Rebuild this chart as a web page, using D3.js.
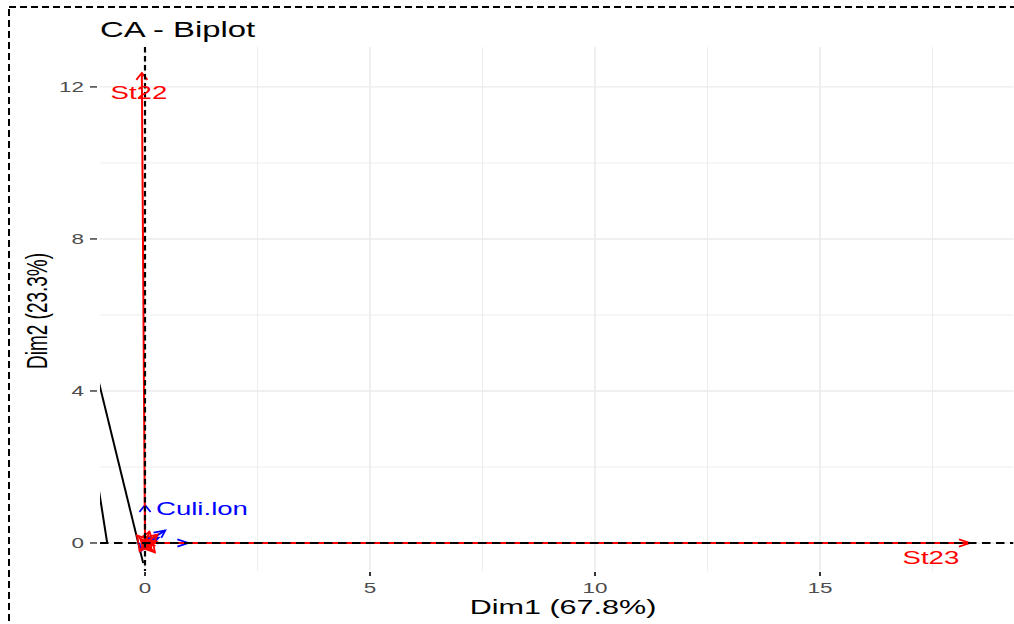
<!DOCTYPE html>
<html>
<head>
<meta charset="utf-8">
<script src="https://cdn.jsdelivr.net/npm/d3@7"></script>
<style>
  body { margin: 0; background: #fff; }
  text { font-family: "Liberation Sans", Arial, sans-serif; }
</style>
</head>
<body>
<div id="chart"></div>
<script>
// row points (stations) - red
const rowNames = ["St22", "St23", "St4", "St7", "St9", "St12", "St15", "St18", "St2", "St5", "St10"];
const rowDim1 = [-0.07, 18.33, 0.28, 0.22, -0.18, 0.25, 0.1, -0.12, 0.2, -0.1, 0.14];
const rowDim2 = [12.37, 0.0, 0.22, -0.25, 0.2, 0.04, 0.3, -0.22, -0.06, 0.1, -0.2];

// column points (species) - blue
const colNames = ["Culi.lon", "Aede.alb", "Anop.sp", "Culex.sp", "Mans.sp"];
const colDim1 = [0.0, 0.96, 0.45, 0.3, -0.08];
const colDim2 = [1.0, 0.0, 0.33, 0.14, -0.2];

// the two black segments on the left
const segX1 = [-1.05, -1.02];
const segY1 = [4.35, 1.36];
const segX2 = [-0.04, -0.84];
const segY2 = [-0.53, 0.0];

const labeled = ["St22", "St23", "Culi.lon"];

const xTicks = [0, 5, 10, 15];
const yTicks = [0, 4, 8, 12];
const xMinor = [2.5, 7.5, 12.5, 17.5];
const yMinor = [2, 6, 10];

const width = 1014, height = 624;
const SX = 1.55; // the picture is stretched sideways

const svg = d3.select("#chart")
  .append("svg")
  .attr("width", width)
  .attr("height", height);

const x = d3.scaleLinear().domain([-1, 19.3]).range([100, 1013.5]);
const y = d3.scaleLinear().domain([-0.737, 13.05]).range([571, 47]);
const [px0, px1] = x.range(), [py1, py0] = y.range();

svg.append("defs").append("clipPath").attr("id", "panel")
  .append("rect")
  .attr("x", px0).attr("y", py0)
  .attr("width", px1 - px0).attr("height", py1 - py0);

// stretched text helper
function label(g, tx, ty, str, opts) {
  return g.append("text")
    .attr("transform", `translate(${tx},${ty}) scale(${SX},1)` + (opts.rotate ? ` rotate(${opts.rotate})` : ""))
    .attr("text-anchor", opts.anchor || "start")
    .attr("font-size", opts.size)
    .attr("fill", opts.color || "#000")
    .text(str);
}

// grid
const grid = svg.append("g");
grid.selectAll(".xminor").data(xMinor).join("line")
  .attr("x1", d => x(d)).attr("x2", d => x(d))
  .attr("y1", py0).attr("y2", py1)
  .attr("stroke", "#ebebeb").attr("stroke-width", 0.9);
grid.selectAll(".yminor").data(yMinor).join("line")
  .attr("x1", px0).attr("x2", px1)
  .attr("y1", d => y(d)).attr("y2", d => y(d))
  .attr("stroke", "#ebebeb").attr("stroke-width", 0.9);
grid.selectAll(".xmajor").data(xTicks).join("line")
  .attr("x1", d => x(d)).attr("x2", d => x(d))
  .attr("y1", py0).attr("y2", py1)
  .attr("stroke", "#ebebeb").attr("stroke-width", 1.6);
grid.selectAll(".ymajor").data(yTicks).join("line")
  .attr("x1", px0).attr("x2", px1)
  .attr("y1", d => y(d)).attr("y2", d => y(d))
  .attr("stroke", "#ebebeb").attr("stroke-width", 1.4);

// axes ticks and labels
const axes = svg.append("g");
yTicks.forEach(t => {
  axes.append("line")
    .attr("x1", 90).attr("x2", 97)
    .attr("y1", y(t)).attr("y2", y(t))
    .attr("stroke", "#333").attr("stroke-width", 1.4);
  label(axes, 84, y(t) + 5.5, t, { anchor: "end", size: 14.5, color: "#4d4d4d" });
});
xTicks.forEach(t => {
  axes.append("line")
    .attr("x1", x(t)).attr("x2", x(t))
    .attr("y1", 572).attr("y2", 576)
    .attr("stroke", "#333").attr("stroke-width", 2);
  label(axes, x(t), 593, t, { anchor: "middle", size: 14.5, color: "#4d4d4d" });
});

label(axes, 563, 614, "Dim1 (67.8%)", { anchor: "middle", size: 19.7 });
label(axes, 47, 311, "Dim2 (23.3%)", { anchor: "middle", size: 19, rotate: -90 });
label(axes, 100, 37, "CA - Biplot", { size: 21.2 });

// plot content
const plot = svg.append("g").attr("clip-path", "url(#panel)");

plot.selectAll(".seg").data(segX1).join("line")
  .attr("x1", (d, i) => x(segX1[i])).attr("y1", (d, i) => y(segY1[i]))
  .attr("x2", (d, i) => x(segX2[i])).attr("y2", (d, i) => y(segY2[i]))
  .attr("stroke", "#000").attr("stroke-width", 2);

function arrowHead(x0, y0, x1, y1) {
  // build head in unstretched space then stretch back
  let dx = (x1 - x0) / SX, dy = y1 - y0;
  const len = Math.hypot(dx, dy) || 1;
  dx /= len; dy /= len;
  const L = 7, w = 3.6;
  const a = [x1 + (-L * dx - w * dy) * SX, y1 - L * dy + w * dx];
  const b = [x1 + (-L * dx + w * dy) * SX, y1 - L * dy - w * dx];
  return `M${a[0]},${a[1]}L${x1},${y1}L${b[0]},${b[1]}`;
}

function arrows(names, d1, d2, color) {
  const g = plot.append("g");
  names.forEach((n, i) => {
    const tx = x(d1[i]), ty = y(d2[i]);
    g.append("line")
      .attr("x1", x(0)).attr("y1", y(0))
      .attr("x2", tx).attr("y2", ty)
      .attr("stroke", color).attr("stroke-width", 2);
    g.append("path")
      .attr("d", arrowHead(x(0), y(0), tx, ty))
      .attr("fill", "none").attr("stroke", color).attr("stroke-width", 1.8);
  });
}
arrows(colNames, colDim1, colDim2, "#0000ff");
arrows(rowNames, rowDim1, rowDim2, "#ff0000");

// reference lines at 0
plot.append("line")
  .attr("x1", px0).attr("x2", px1)
  .attr("y1", y(0)).attr("y2", y(0))
  .attr("stroke", "#000").attr("stroke-width", 1.8)
  .attr("stroke-dasharray", "8.5,5.5");
plot.append("line")
  .attr("x1", x(0)).attr("x2", x(0))
  .attr("y1", py0).attr("y2", py1)
  .attr("stroke", "#000").attr("stroke-width", 2.2)
  .attr("stroke-dasharray", "5.5,3.5");

// labels (repelled positions, nudged in pixels)
const nudge = { "St22": [-3, 26, "middle"], "St23": [-39, 21, "middle"], "Culi.lon": [11, 10, "start"] };
const labs = svg.append("g");
rowNames.forEach((n, i) => {
  if (!labeled.includes(n)) return;
  const [nx, ny, anc] = nudge[n];
  label(labs, x(rowDim1[i]) + nx, y(rowDim2[i]) + ny, n, { anchor: anc, size: 17.8, color: "#ff0000" });
});
colNames.forEach((n, i) => {
  if (!labeled.includes(n)) return;
  const [nx, ny, anc] = nudge[n];
  label(labs, x(colDim1[i]) + nx, y(colDim2[i]) + ny, n, { anchor: anc, size: 17.8, color: "#0000ff" });
});

// dashed outer border
svg.append("rect")
  .attr("x", 9).attr("y", 7)
  .attr("width", 1020).attr("height", 640)
  .attr("fill", "none")
  .attr("stroke", "#000").attr("stroke-width", 2)
  .attr("stroke-dasharray", "7,4");
</script>
</body>
</html>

**AIM**
Pick out each line containing the string "chart" and copy it.

**SOLVED PROBLEM**
Rebuild this chart as a web page, using D3.js.
<div id="chart"></div>
const svg = d3.select("#chart")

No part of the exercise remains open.